Rawls was supposed to be the guy who made life easier for Seattle after star running back Marshawn Lynch retired last year. Instead, he looked more like the player whose strong rookie season in 2015 (when he gained 830 yards) ended with a fractured ankle. Given that the Seahawks also lost another young back to injury midway through the year -- rookie C.J. Prosise has missed the last seven games with a fractured scapula -- it didn't seem like there was much reason for optimism. Any hopes Seattle had of making a successful playoff run revolved mainly around Wilson carrying this offense.
That belief began to evaporate in the first half of Saturday's game. The Seahawks ran the ball on eight of their first 11 plays on their first scoring drive, a possession that ended with a two-yard pass from Wilson to Paul Richardson in the second quarter. Rawls also eclipsed the 100-yard mark before both teams returned to their locker rooms for halftime. Seahawks wide receiver Doug Baldwin said the impact on the team was immeasurable because, as he put it, "We obviously wanted to get back to playing the style of football that we're capable of."
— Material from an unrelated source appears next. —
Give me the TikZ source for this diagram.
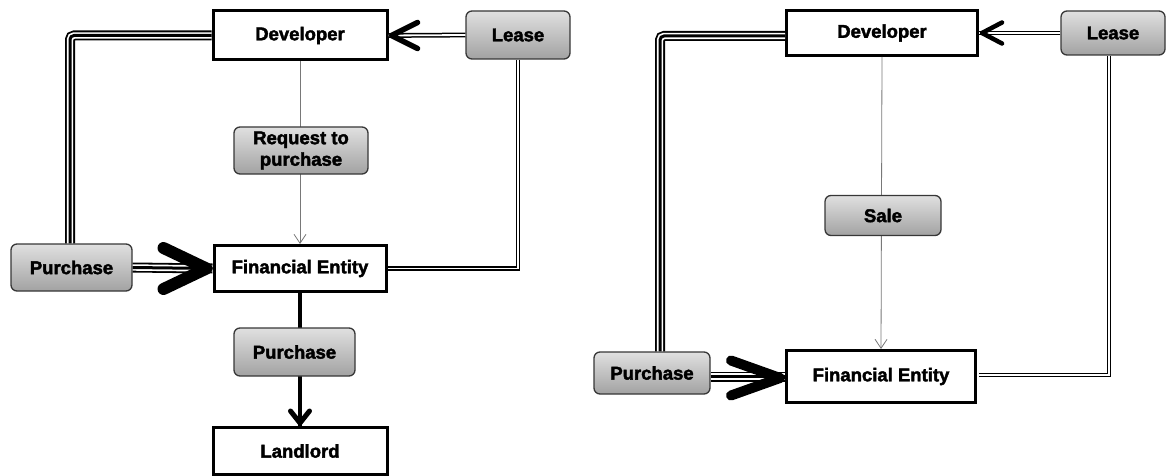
\documentclass[tikz,border=0pt]{standalone}
\usepackage{fontspec}
\setmainfont{Liberation Sans}[BoldFeatures={FakeBold=2.2}]
\usetikzlibrary{arrows.meta}
\definecolor{shadetop}{RGB}{224,224,224}
\definecolor{shadebot}{RGB}{162,162,162}
\definecolor{rimgray}{RGB}{55,55,55}
\definecolor{thingray}{RGB}{120,120,120}
\begin{document}
\begin{tikzpicture}[x=1pt,y=-1pt,
  lbl/.style={font=\fontsize{18.5}{21.5}\selectfont\bfseries, align=center, inner sep=0pt},
  plainbox/.style={lbl, draw=black, line width=3pt, fill=white},
  graybox/.style={lbl, draw=rimgray, line width=1.3pt, rounded corners=6pt,
    top color=shadetop, bottom color=shadebot},
  tripleline/.style={draw=black, line width=10pt, rounded corners=4pt,
    postaction={draw=white, line width=6.4pt},
    postaction={draw=black, line width=3pt}},
  dblline/.style={draw=black, double=white, double distance=1.8pt, line width=1.5pt},
  thinarr/.style={draw=thingray, line width=0.8pt, -{Straight Barb[length=9pt,width=12pt]}},
  chev/.style={draw=black, line cap=round, line join=round}]
\useasboundingbox (0,0) rectangle (1169,476);

% ---------- left flow ----------
\node[plainbox, minimum width=174pt, minimum height=49pt] (dev1) at (300,35.5) {Developer};
\node[graybox, minimum width=104pt, minimum height=48pt] (lease1) at (518,35) {Lease};
\node[graybox, minimum width=121pt, minimum height=47pt] (pur1) at (71.5,267.5) {Purchase};
\node[plainbox, minimum width=172pt, minimum height=46pt] (fe1) at (300,268.5) {Financial Entity};
\node[plainbox, minimum width=174pt, minimum height=47pt] (ll) at (300,451) {Landlord};

\draw[tripleline] (dev1.west) -| ([shift={(-1.5,0)}]pur1.north);
\draw[tripleline] (pur1.east) -- (fe1.west);
\draw[chev, line width=12pt] ([shift={(-6,0)}]fe1.west) ++(-43,-20.5) -- ++(43,20.5) -- ++(-43,20.5);

\draw[dblline] (lease1.west) -- (dev1.east);
\draw[chev, line width=5.5pt] ([shift={(3,0)}]dev1.east) ++(26,-13) -- ++(-26,13) -- ++(26,13);

\draw[dblline] (lease1.south) |- (fe1.east);

\draw[thinarr] (dev1.south) -- (fe1.north);

\draw[line width=4.5pt] (fe1.south) -- (ll.north);
\draw[chev, line width=5pt] ([shift={(0,-3)}]ll.north) ++(-9.5,-12) -- ++(9.5,12) -- ++(9.5,-12);

\node[graybox, minimum width=134pt, minimum height=47pt] (req) at (301,150.5) {Request to\\purchase};
\node[graybox, minimum width=121pt, minimum height=48pt] (pur3) at (294.5,352) {Purchase};

% ---------- right flow ----------
\node[plainbox, minimum width=191pt, minimum height=45pt] (dev2) at (882,33) {Developer};
\node[graybox, minimum width=104pt, minimum height=44pt] (lease2) at (1113,33) {Lease};
\node[graybox, minimum width=116pt, minimum height=42pt] (pur2) at (652,373) {Purchase};
\node[plainbox, minimum width=189pt, minimum height=52pt] (fe2) at (881,376.5) {Financial Entity};

\draw[tripleline] ([shift={(0,3)}]dev2.west) -| ([shift={(8,0)}]pur2.north);
\draw[tripleline] (pur2.east |- fe2.west) -- (fe2.west);
\draw[chev, line width=10pt] ([shift={(-5,1.5)}]fe2.west) ++(-49,-17.5) -- ++(49,17.5) -- ++(-49,17.5);

\draw[dblline] (lease2.west) -- (dev2.east);
\draw[chev, line width=4.5pt] ([shift={(3,0)}]dev2.east) ++(20,-10.5) -- ++(-20,10.5) -- ++(20,10.5);

\draw[dblline] ([shift={(-4,0)}]lease2.south) |- ([shift={(2,-1.5)}]fe2.east);

\draw[thinarr] (dev2.south) -- (fe2.north);

\node[graybox, minimum width=116pt, minimum height=40pt] (sale) at (883,215.5) {Sale};
\end{tikzpicture}
\end{document}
The importance of this game wasn't lost on anybody on the Seattle roster. This isn't the same team that dominated the Denver Broncos in Super Bowl XLVIII nor is it the one that came within one play of winning a second championship a year later. The Seahawks clearly miss Lynch's power and his reliability. They also entered this postseason with a defense that lost the foundation of its secondary, Pro Bowl free safety Earl Thomas, to a broken leg a month ago.
All those issues made it hard to think of the Seahawks being able to keep pace with the sexier teams in the NFC playoff race. Dallas had the best record, a couple of exciting rookies and home-field advantage throughout the playoffs. The Green Bay Packers had ripped off six straight wins while the Atlanta Falcons -- whom Seattle will face in the divisional round -- had the most prolific offense in football. The Seahawks felt like old news, a once proud team just waiting to be put down for the rest of this year.
The reality is this team always needed somebody like Rawls to emerge in its backfield. This franchise might rely on Wilson's leadership but it's founded on an aggressiveness that Lynch consistently delivered and Rawls can easily provide. "I'll do whatever I have to do to help this team," Rawls said. "I want a championship. I've been waiting my whole life for this. I wasn't here last year. I broke my ankle. I was sitting on the couch with my leg up. I told myself that when I got to this point, I'd do whatever I have to do for it. Anything. It doesn't matter."
Rawls was so spectacular on Saturday night that Carroll stopped by his locker after the game to offer a congratulatory hug. Rawls admitted that his coach was there because he was excited to see Rawls succeed. But Carroll also was thrilled about the way Seattle performed, with a trademark toughness that had long been missing from this offense. Carroll knew his team had to keep that mindset alive, which meant reminding Rawls of how much work still remained for him.
Said Carroll: "That was Thomas Rawls (tonight). That's the guy we fell in love with last year. We hadn't seen a lot of him but who cares? We have another game coming up this week and we'll see him again."
The Seahawks had better hope that statement rings true. If there's one thing Rawls has proven, it's that his body isn't the most reliable on this Seattle roster. He's dealt with two serious leg injuries and he also looked a bit woozy after being hit following a long run in this game. This dream that he inspired on Saturday night could easily evaporate with one unfortunate tackle.
On the other hand, it's not hard to see why Seattle was so excited after this victory. They still have plenty of stars, ample pride and the experience that comes with all the postseason games they've played over the last five years. Now they've got something else that means a lot to whatever they hope to accomplish in the next three weeks. They've got a runner who reminded them of how they built such a dominant franchise in the first place.